De quoi froisser les autres syndicats, qui vont intenter plusieurs procès au nouveau venu pour lui barrer la route. Sans succès, puisque l’Unsa-SFR est devenue le premier syndicat dans l’entreprise en 2016, avant de conquérir en 2019 la pole position à Altice, la maison mère. Cet exemple s’est reproduit quasi à l’identique dans d’autres grands groupes, comme à IBM ou encore au siège de Dassault Systèmes.
Pour étendre sa toile, l’Unsa déploie actuellement sur le territoire un réseau de 1 000 « aideurs », des militants qui vont à la rencontre des Français. « On part d’un constat : le syndicalisme n’est pas mortel mais mourant, avance Laurent Escure.
L’idée, c’est de toucher des salariés qui ne se situent pas dans la zone de protection des syndicats pour retisser du lien. » Sans les moyens des grosses centrales pour se payer des permanences, Escure veut lancer en 2021 des camions itinérants à la manière des pizzaïolos, qui vont se poser sur des ronds-points ou places de marché. Dans la même veine, l’Unsa va proposer une adhésion à bas prix (de 3 à 6 euros par mois) destinée aux salariés des petites entreprises. Avec toujours le même credo : donner une représentation à ceux qui n’en ont pas.
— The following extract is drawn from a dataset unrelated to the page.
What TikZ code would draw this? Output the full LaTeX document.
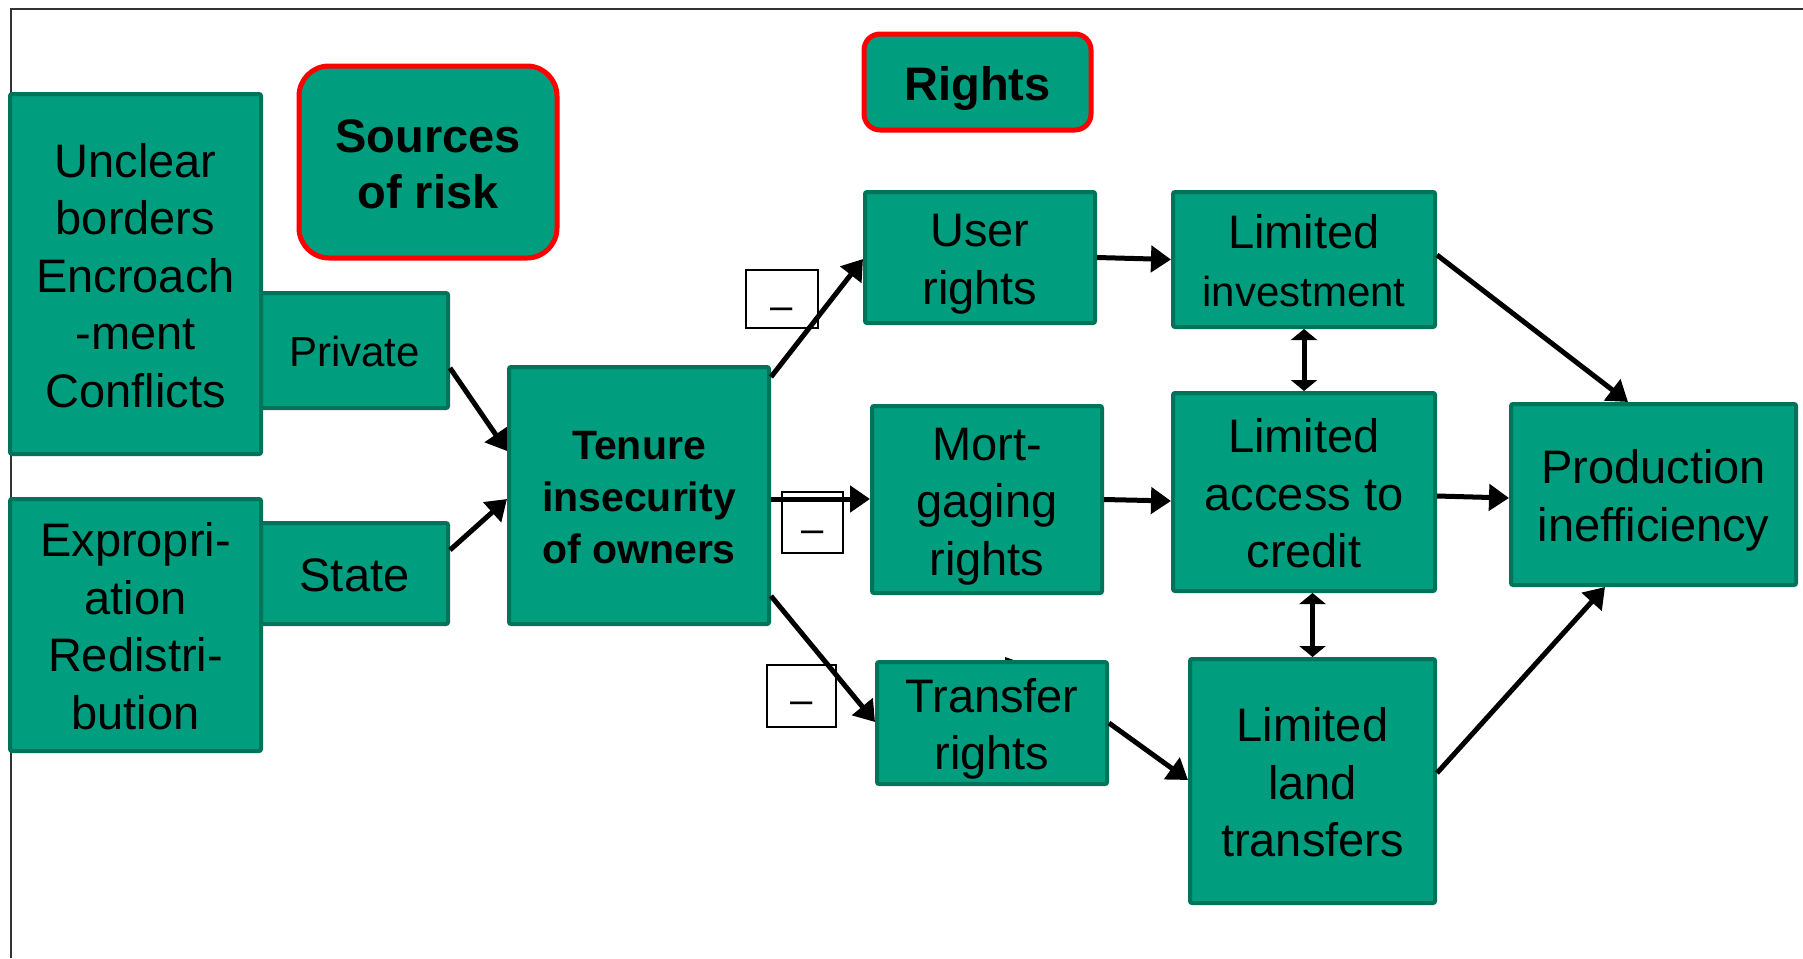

A la SNCF, un bastion de « durs »… réformistes
C’est l’une de ses places fortes. Deuxième syndicat à la SNCF avec 24 % des suffrages, derrière la CGT (34 %), l’Unsa-ferroviaire a été un acteur clé lors de la réforme des retraites. Durs dans le conflit, ces syndicalistes sont, pour Laurent Escure, le secrétaire général, un exemple de combativité : « Jamais nous n’avons été pour la réforme du gouvernement, explique-t-il. Il est donc normal que nos camarades s’y soient opposés dans un premier temps. Mais à aucun moment ils n’ont quitté la table des négociations. » Après avoir été un pilier de la grève qui a paralysé en partie la France fin 2019, l’Unsa-ferroviaire s’est désolidarisée du mouvement emmené par la CGT, non sans avoir obtenu des concessions importantes, notamment pour les agents non roulants. « C’est l’esprit de la négociation à tout prix, ce qui n’exclut pas de faire des actions fermes pour se faire entendre » , résume Laurent Escure. En clair, des réformistes qui peuvent aller à la castagne.